--- start of INFORMATION SUPPLIED ---
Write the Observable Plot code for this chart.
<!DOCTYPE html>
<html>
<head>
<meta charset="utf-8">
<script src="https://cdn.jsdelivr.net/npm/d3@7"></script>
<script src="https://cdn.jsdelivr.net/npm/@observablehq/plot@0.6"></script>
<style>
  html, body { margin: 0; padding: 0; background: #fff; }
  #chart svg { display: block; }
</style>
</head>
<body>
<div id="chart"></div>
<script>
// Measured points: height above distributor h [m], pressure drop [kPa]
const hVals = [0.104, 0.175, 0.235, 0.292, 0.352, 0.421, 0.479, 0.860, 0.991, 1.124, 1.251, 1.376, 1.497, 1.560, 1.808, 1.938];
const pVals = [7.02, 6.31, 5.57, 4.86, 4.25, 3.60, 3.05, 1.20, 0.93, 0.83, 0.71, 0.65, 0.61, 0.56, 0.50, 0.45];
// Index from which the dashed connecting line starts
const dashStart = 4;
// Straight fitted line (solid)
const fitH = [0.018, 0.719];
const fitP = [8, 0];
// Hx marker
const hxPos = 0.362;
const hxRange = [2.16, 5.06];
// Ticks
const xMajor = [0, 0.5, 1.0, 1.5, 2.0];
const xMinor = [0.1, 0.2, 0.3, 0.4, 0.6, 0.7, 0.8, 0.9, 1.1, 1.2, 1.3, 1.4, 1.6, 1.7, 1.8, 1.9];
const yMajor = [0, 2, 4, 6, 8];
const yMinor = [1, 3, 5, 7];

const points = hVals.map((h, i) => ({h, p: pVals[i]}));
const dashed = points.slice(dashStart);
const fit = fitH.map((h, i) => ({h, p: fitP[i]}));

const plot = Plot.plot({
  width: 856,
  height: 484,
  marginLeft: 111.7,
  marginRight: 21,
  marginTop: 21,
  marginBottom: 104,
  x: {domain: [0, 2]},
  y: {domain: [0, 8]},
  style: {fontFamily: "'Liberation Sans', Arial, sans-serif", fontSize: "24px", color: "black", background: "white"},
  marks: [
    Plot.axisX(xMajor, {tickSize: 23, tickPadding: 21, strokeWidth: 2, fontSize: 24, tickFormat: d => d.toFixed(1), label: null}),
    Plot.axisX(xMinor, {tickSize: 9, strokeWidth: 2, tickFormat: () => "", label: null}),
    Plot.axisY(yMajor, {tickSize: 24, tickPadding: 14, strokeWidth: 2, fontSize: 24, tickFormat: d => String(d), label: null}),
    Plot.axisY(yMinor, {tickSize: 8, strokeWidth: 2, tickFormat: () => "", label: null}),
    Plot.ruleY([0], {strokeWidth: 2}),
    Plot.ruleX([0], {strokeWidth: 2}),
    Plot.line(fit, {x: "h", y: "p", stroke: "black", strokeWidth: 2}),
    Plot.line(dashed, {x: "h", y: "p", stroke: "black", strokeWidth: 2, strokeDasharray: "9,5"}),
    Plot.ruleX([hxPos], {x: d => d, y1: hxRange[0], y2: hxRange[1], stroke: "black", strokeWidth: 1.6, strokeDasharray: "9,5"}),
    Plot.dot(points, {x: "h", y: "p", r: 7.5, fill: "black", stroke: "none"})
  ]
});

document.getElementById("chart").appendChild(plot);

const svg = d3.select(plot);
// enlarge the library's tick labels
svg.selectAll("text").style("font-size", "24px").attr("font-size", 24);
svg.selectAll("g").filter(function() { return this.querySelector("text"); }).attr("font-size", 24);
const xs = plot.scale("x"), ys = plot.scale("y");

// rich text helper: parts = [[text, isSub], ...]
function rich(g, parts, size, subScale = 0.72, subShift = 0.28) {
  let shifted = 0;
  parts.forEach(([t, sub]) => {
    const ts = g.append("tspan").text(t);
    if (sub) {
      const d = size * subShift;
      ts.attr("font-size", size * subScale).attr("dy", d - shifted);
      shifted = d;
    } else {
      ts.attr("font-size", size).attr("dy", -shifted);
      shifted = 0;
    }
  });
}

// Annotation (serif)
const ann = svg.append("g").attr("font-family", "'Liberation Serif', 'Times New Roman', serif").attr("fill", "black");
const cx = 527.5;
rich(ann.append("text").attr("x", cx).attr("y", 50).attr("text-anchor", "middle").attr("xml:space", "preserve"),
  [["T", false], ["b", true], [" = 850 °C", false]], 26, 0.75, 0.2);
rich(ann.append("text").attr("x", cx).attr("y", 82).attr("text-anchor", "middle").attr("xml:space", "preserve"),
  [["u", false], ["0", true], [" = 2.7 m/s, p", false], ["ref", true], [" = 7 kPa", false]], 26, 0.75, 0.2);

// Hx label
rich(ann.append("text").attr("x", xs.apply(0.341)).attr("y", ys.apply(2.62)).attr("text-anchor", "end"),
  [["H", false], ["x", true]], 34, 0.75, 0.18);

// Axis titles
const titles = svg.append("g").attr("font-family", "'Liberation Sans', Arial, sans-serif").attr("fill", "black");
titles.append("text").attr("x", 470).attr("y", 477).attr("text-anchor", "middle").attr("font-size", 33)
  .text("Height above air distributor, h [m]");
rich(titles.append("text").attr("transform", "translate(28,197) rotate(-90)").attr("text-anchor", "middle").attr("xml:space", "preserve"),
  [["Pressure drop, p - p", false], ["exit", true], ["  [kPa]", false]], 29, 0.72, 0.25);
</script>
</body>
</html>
--- end of INFORMATION SUPPLIED ---
» **THE PROBLEM**
Restate word for word only the lines running from the beginning of the data to the line holding "const fit = fitH.map((h, i)", both included.

» **CORRECT ANSWER**
Write the Observable Plot code for this chart.
<!DOCTYPE html>
<html>
<head>
<meta charset="utf-8">
<script src="https://cdn.jsdelivr.net/npm/d3@7"></script>
<script src="https://cdn.jsdelivr.net/npm/@observablehq/plot@0.6"></script>
<style>
  html, body { margin: 0; padding: 0; background: #fff; }
  #chart svg { display: block; }
</style>
</head>
<body>
<div id="chart"></div>
<script>
// Measured points: height above distributor h [m], pressure drop [kPa]
const hVals = [0.104, 0.175, 0.235, 0.292, 0.352, 0.421, 0.479, 0.860, 0.991, 1.124, 1.251, 1.376, 1.497, 1.560, 1.808, 1.938];
const pVals = [7.02, 6.31, 5.57, 4.86, 4.25, 3.60, 3.05, 1.20, 0.93, 0.83, 0.71, 0.65, 0.61, 0.56, 0.50, 0.45];
// Index from which the dashed connecting line starts
const dashStart = 4;
// Straight fitted line (solid)
const fitH = [0.018, 0.719];
const fitP = [8, 0];
// Hx marker
const hxPos = 0.362;
const hxRange = [2.16, 5.06];
// Ticks
const xMajor = [0, 0.5, 1.0, 1.5, 2.0];
const xMinor = [0.1, 0.2, 0.3, 0.4, 0.6, 0.7, 0.8, 0.9, 1.1, 1.2, 1.3, 1.4, 1.6, 1.7, 1.8, 1.9];
const yMajor = [0, 2, 4, 6, 8];
const yMinor = [1, 3, 5, 7];

const points = hVals.map((h, i) => ({h, p: pVals[i]}));
const dashed = points.slice(dashStart);
const fit = fitH.map((h, i) => ({h, p: fitP[i]}));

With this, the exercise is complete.